2012

TOMORROW WOULD BE ANOTHER DAY

TOMORROW WOULD BE ANOTHER DAY

Stefanos Mondelos | Greece 2011 | 27 Min. | OmeU  

Two persons, politicized and deemed possible “public dangers” by their countries’ authorities, share their experiences during theirdecade-long stay in Greece. The one, hunted as an enemy in his own country, flees to Greece to save his life. The second one gives up a more or less settled life in his country in order to find a better life in Greece, the first European country he can reach.
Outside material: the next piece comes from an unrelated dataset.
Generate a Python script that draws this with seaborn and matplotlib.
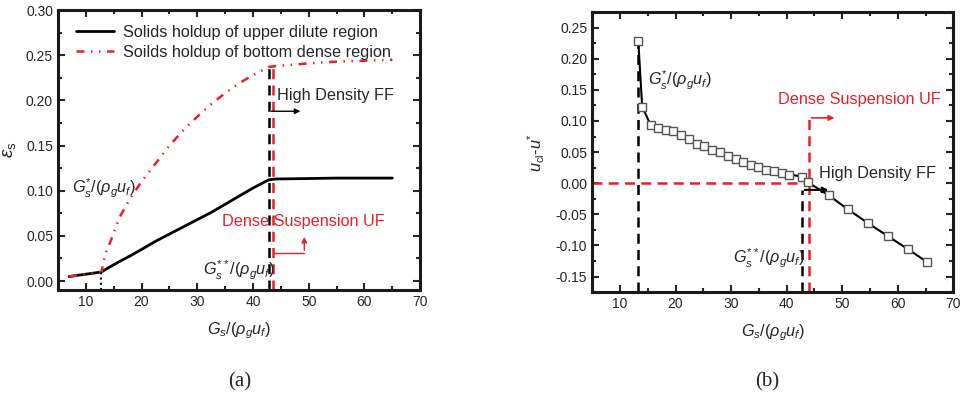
import numpy as np
import pandas as pd
import matplotlib
matplotlib.use("Agg")
import matplotlib.pyplot as plt
from matplotlib.ticker import MultipleLocator, FormatStrFormatter
import seaborn as sns

# ---- data ----
# (a) solids holdup
gs_upper = [7, 12.8, 14, 15, 16, 18, 20, 22.5, 25, 27.5, 30, 32.5, 35, 37.5, 40, 42.8, 44, 50, 55, 60, 65]
eps_upper = [0.005, 0.010, 0.0145, 0.018, 0.0215, 0.028, 0.035, 0.044, 0.052, 0.060, 0.068, 0.076, 0.085, 0.094, 0.103, 0.112, 0.113, 0.1135, 0.114, 0.114, 0.114]

gs_dense = [7, 12.8, 13.5, 14.5, 16, 18, 20, 22.5, 25, 27.5, 30, 32.5, 35, 37.5, 40, 42.8, 44, 50, 55, 60, 65]
eps_dense = [0.005, 0.010, 0.030, 0.045, 0.070, 0.092, 0.110, 0.130, 0.150, 0.167, 0.182, 0.196, 0.208, 0.219, 0.228, 0.237, 0.238, 0.241, 0.243, 0.244, 0.245]

# (b) slip velocity difference
gs_b = [13.3, 14.0, 15.5, 16.9, 18.3, 19.6, 21.0, 22.4, 23.8, 25.2, 26.6, 28.0, 29.4, 30.8,
        32.2, 33.5, 34.9, 36.3, 37.7, 39.1, 40.5, 42.7, 43.8, 47.6, 51.0, 54.6, 58.2, 61.8, 65.3]
du_b = [0.228, 0.123, 0.094, 0.088, 0.086, 0.0845, 0.0775, 0.071, 0.063, 0.060, 0.054, 0.050, 0.043, 0.039,
        0.034, 0.0295, 0.0256, 0.021, 0.019, 0.016, 0.014, 0.0107, 0.0016, -0.0197, -0.042, -0.064, -0.085, -0.106, -0.127]

# transition points
gs_star_a = 12.8
gs_2star_a = 42.8
gs_uf_a = 43.65
gs_star_b = 13.3
gs_2star_b = 42.75
gs_uf_b = 43.95

sns.set_style("ticks")
plt.rcParams["font.family"] = ["Liberation Sans", "DejaVu Sans"]
plt.rcParams["mathtext.fontset"] = "custom"
plt.rcParams["mathtext.rm"] = "Liberation Sans"
plt.rcParams["mathtext.it"] = "Liberation Sans:italic"
plt.rcParams["xtick.direction"] = "in"
plt.rcParams["ytick.direction"] = "in"

red = "#e8202a"
fig = plt.figure(figsize=(9.66, 4.04), dpi=100)
ax1 = fig.add_axes([0.060, 0.282, 0.375, 0.693])
ax2 = fig.add_axes([0.613, 0.277, 0.374, 0.693])

txt = 11.7
lbl_star = r"$G_s^{*}/(\rho_g u_f)$"
lbl_2star = r"$G_s^{**}/(\rho_g u_f)$"
xlab = r"$G_s/(\rho_g u_f)$"

# ---------- panel (a) ----------
df_up = pd.DataFrame({"Gs": gs_upper, "eps": eps_upper})
df_dn = pd.DataFrame({"Gs": gs_dense, "eps": eps_dense})
sns.lineplot(data=df_up, x="Gs", y="eps", ax=ax1, color="black", lw=2,
             label="Solids holdup of upper dilute region")
sns.lineplot(data=df_dn, x="Gs", y="eps", ax=ax1, color=red, lw=1.8,
             linestyle=(0, (3.2, 2.6, 0.6, 2.6, 0.6, 2.6)), label="Soilds holdup of bottom dense region")

ax1.vlines(gs_2star_a, -0.01, 0.238, colors="black", linestyles=(0, (4, 2.5)), lw=1.8)
ax1.vlines(gs_uf_a, -0.01, 0.238, colors=red, linestyles=(0, (4, 2.5)), lw=1.8)
ax1.vlines(gs_star_a, -0.01, 0.010, colors="black", linestyles=(0, (1, 1.5)), lw=1.5)

ax1.text(44.3, 0.205, "High Density FF", fontsize=txt, va="center", ha="left")
ax1.annotate("", xy=(49, 0.188), xytext=(gs_2star_a, 0.188),
             arrowprops=dict(arrowstyle="-|>", color="black", lw=1, mutation_scale=8))
ax1.text(34.4, 0.066, "Dense Suspension UF", fontsize=txt, color=red, va="center", ha="left")
ax1.plot([gs_uf_a, 49.2], [0.031, 0.031], color=red, lw=1)
ax1.annotate("", xy=(49.2, 0.052), xytext=(49.2, 0.031),
             arrowprops=dict(arrowstyle="-|>", color=red, lw=1, mutation_scale=8))
ax1.text(7.6, 0.103, lbl_star, fontsize=txt, va="center", ha="left")
ax1.text(31, 0.012, lbl_2star, fontsize=txt, va="center", ha="left")

ax1.set_xlim(5, 70)
ax1.set_ylim(-0.01, 0.30)
ax1.set_xticks(np.arange(10, 71, 10))
ax1.xaxis.set_minor_locator(MultipleLocator(5))
ax1.yaxis.set_major_locator(MultipleLocator(0.05))
ax1.yaxis.set_minor_locator(MultipleLocator(0.025))
ax1.yaxis.set_major_formatter(FormatStrFormatter("%.2f"))
ax1.set_xlabel(xlab, fontsize=txt, labelpad=8)
ax1.set_ylabel(r"$\varepsilon_{\rm s}$", fontsize=txt + 2, labelpad=6)
ax1.legend(loc="upper left", bbox_to_anchor=(0.01, 1.0), frameon=False, fontsize=txt,
           handlelength=2.3, handletextpad=0.6, labelspacing=0.3)

# ---------- panel (b) ----------
df_b = pd.DataFrame({"Gs": gs_b, "du": du_b})
ax2.hlines(0, 5, gs_uf_b, colors=red, linestyles=(0, (4, 2.5)), lw=1.8)
ax2.vlines(gs_star_b, -0.175, 0.228, colors="black", linestyles=(0, (4, 2.5)), lw=1.8)
ax2.vlines(gs_uf_b, -0.175, 0.105, colors=red, linestyles=(0, (4, 2.5)), lw=1.8)
ax2.vlines(gs_2star_b, -0.175, -0.0107, colors="black", linestyles=(0, (4, 2.5)), lw=1.8)
sns.lineplot(data=df_b, x="Gs", y="du", ax=ax2, color="black", lw=1.5, marker="s",
             markersize=6, markerfacecolor="white", markeredgecolor="#555555", markeredgewidth=1)

ax2.annotate("", xy=(49.1, 0.105), xytext=(gs_uf_b, 0.105),
             arrowprops=dict(arrowstyle="-|>", color=red, lw=1.2, mutation_scale=8))
ax2.annotate("", xy=(48, -0.0107), xytext=(gs_2star_b, -0.0107),
             arrowprops=dict(arrowstyle="-|>", color="black", lw=1.5, mutation_scale=8))
ax2.text(38.5, 0.134, "Dense Suspension UF", fontsize=txt, color=red, va="center", ha="left")
ax2.text(45.8, 0.015, "High Density FF", fontsize=txt, va="center", ha="left")
ax2.text(15.1, 0.165, lbl_star, fontsize=txt, va="center", ha="left")
ax2.text(30.4, -0.121, lbl_2star, fontsize=txt, va="center", ha="left")

ax2.set_xlim(5, 70)
ax2.set_ylim(-0.175, 0.275)
ax2.set_xticks(np.arange(10, 71, 10))
ax2.xaxis.set_minor_locator(MultipleLocator(5))
ax2.yaxis.set_major_locator(MultipleLocator(0.05))
ax2.yaxis.set_minor_locator(MultipleLocator(0.025))
ax2.yaxis.set_major_formatter(FormatStrFormatter("%.2f"))
ax2.set_xlabel(xlab, fontsize=txt, labelpad=8)
ax2.set_ylabel(r"$u_{\rm cl}$-$u^{*}$", fontsize=txt, labelpad=6)

for ax in (ax1, ax2):
    for s in ax.spines.values():
        s.set_visible(True)
        s.set_linewidth(2.2)
        s.set_color("#1a1a1a")
    ax.tick_params(which="both", top=True, right=True, direction="in", labelsize=10, width=1.5)
    ax.tick_params(which="major", length=5)
    ax.tick_params(which="minor", length=3)

fig.text(240 / 966, 1 - 382 / 404, "(a)", fontsize=15, family="Liberation Serif", ha="center", va="center")
fig.text(767 / 966, 1 - 382 / 404, "(b)", fontsize=15, family="Liberation Serif", ha="center", va="center")

fig.savefig("out.png", dpi=100)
The first person, strongly politicized, participates actively in movements that support immigrants, contributing his experience and action. Fifteen years later, he is retreating to his art studio, “tired” and “suspicious” of even the local “comrades”. The second person starts as completely apolitical, but when he realizes the injustices and discriminations in his country, takes up the task, through social and underground networks, to inform friends and fellows about things they would never learn from their country’s official media. 
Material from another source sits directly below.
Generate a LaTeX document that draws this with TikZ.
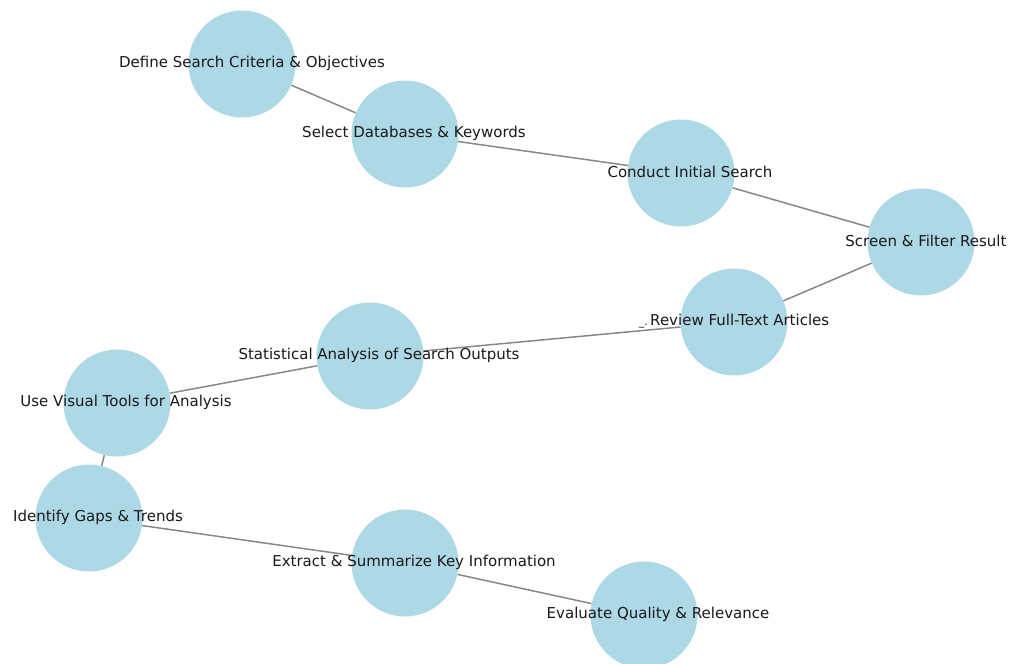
\documentclass[tikz,border=0pt]{standalone}
\usepackage{fontspec}
\setmainfont{DejaVu Sans}
\usepackage{tikz}
\usetikzlibrary{backgrounds}
\definecolor{stepblue}{RGB}{173,216,230}
\definecolor{linkgray}{RGB}{136,136,136}

\begin{document}
\begin{tikzpicture}[x=1pt, y=-1pt,
    stage/.style={circle, fill=stepblue, minimum size=107pt, inner sep=0pt},
    stagetext/.style={font=\fontsize{15}{17}\selectfont, inner sep=0pt, text=black!90},
    link/.style={draw=linkgray, line width=1.5pt}]
    \useasboundingbox (0,0) rectangle (1021,664);

    % stages
    \node[stage] (define) at (242,64) {};
    \node[stage] (select) at (405,134) {};
    \node[stage] (conduct) at (681,173) {};
    \node[stage] (screen) at (921,242) {};
    \node[stage] (review) at (734,322) {};
    \node[stage] (stats) at (370,356) {};
    \node[stage] (visual) at (117,403) {};
    \node[stage] (gaps) at (89,518) {};
    \node[stage] (extract) at (405,563) {};
    \node[stage] (evaluate) at (644,615) {};

    % links behind the stages
    \begin{scope}[on background layer]
        \draw[link] (define) -- (select);
        \draw[link] (select) -- (conduct);
        \draw[link] (conduct) -- (screen);
        \draw[link] (screen) -- (review);
        \draw[link] (review) -- (stats);
        \draw[link] (stats) -- (visual);
        \draw[link] (visual) -- (gaps);
        \draw[link] (gaps) -- (extract);
        \draw[link] (extract) -- (evaluate);
    \end{scope}

    % labels
    \node[stagetext] (define-lbl) at (252,63) {Define Search Criteria \& Objectives};
    \node[stagetext] (select-lbl) at (414,133) {Select Databases \& Keywords};
    \node[stagetext] (conduct-lbl) at (690,172) {Conduct Initial Search};
    \node[stagetext] (screen-lbl) at (926,241) {Screen \& Filter Result};
    \node[stagetext] (review-lbl) at (734,321) {{\fontsize{11}{12}\selectfont\_.}\,Review Full-Text Articles};
    \node[stagetext] (stats-lbl) at (379,355) {Statistical Analysis of Search Outputs};
    \node[stagetext] (visual-lbl) at (126,402) {Use Visual Tools for Analysis};
    \node[stagetext] (gaps-lbl) at (98,517) {Identify Gaps \& Trends};
    \node[stagetext] (extract-lbl) at (414,562) {Extract \& Summarize Key Information};
    \node[stagetext] (evaluate-lbl) at (658,614) {Evaluate Quality \& Relevance};
\end{tikzpicture}
\end{document}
Negotiating their political experience with the medium that presents them (moving image, TV, Documentary) and keeping their identities and/or faces hidden, this documentary explores and, at the same time questions the reality it portrays, its own “truth”. In this sense, it gives the viewers a possibility to think about the mediated reality of (moving) image, and its influence, but also to examine their relation to the documentary’s subject matter, namely the immigrant, as a person beyond his/her individuality, and immigration, as an act or a situation regardless of the individual reasons that led to it.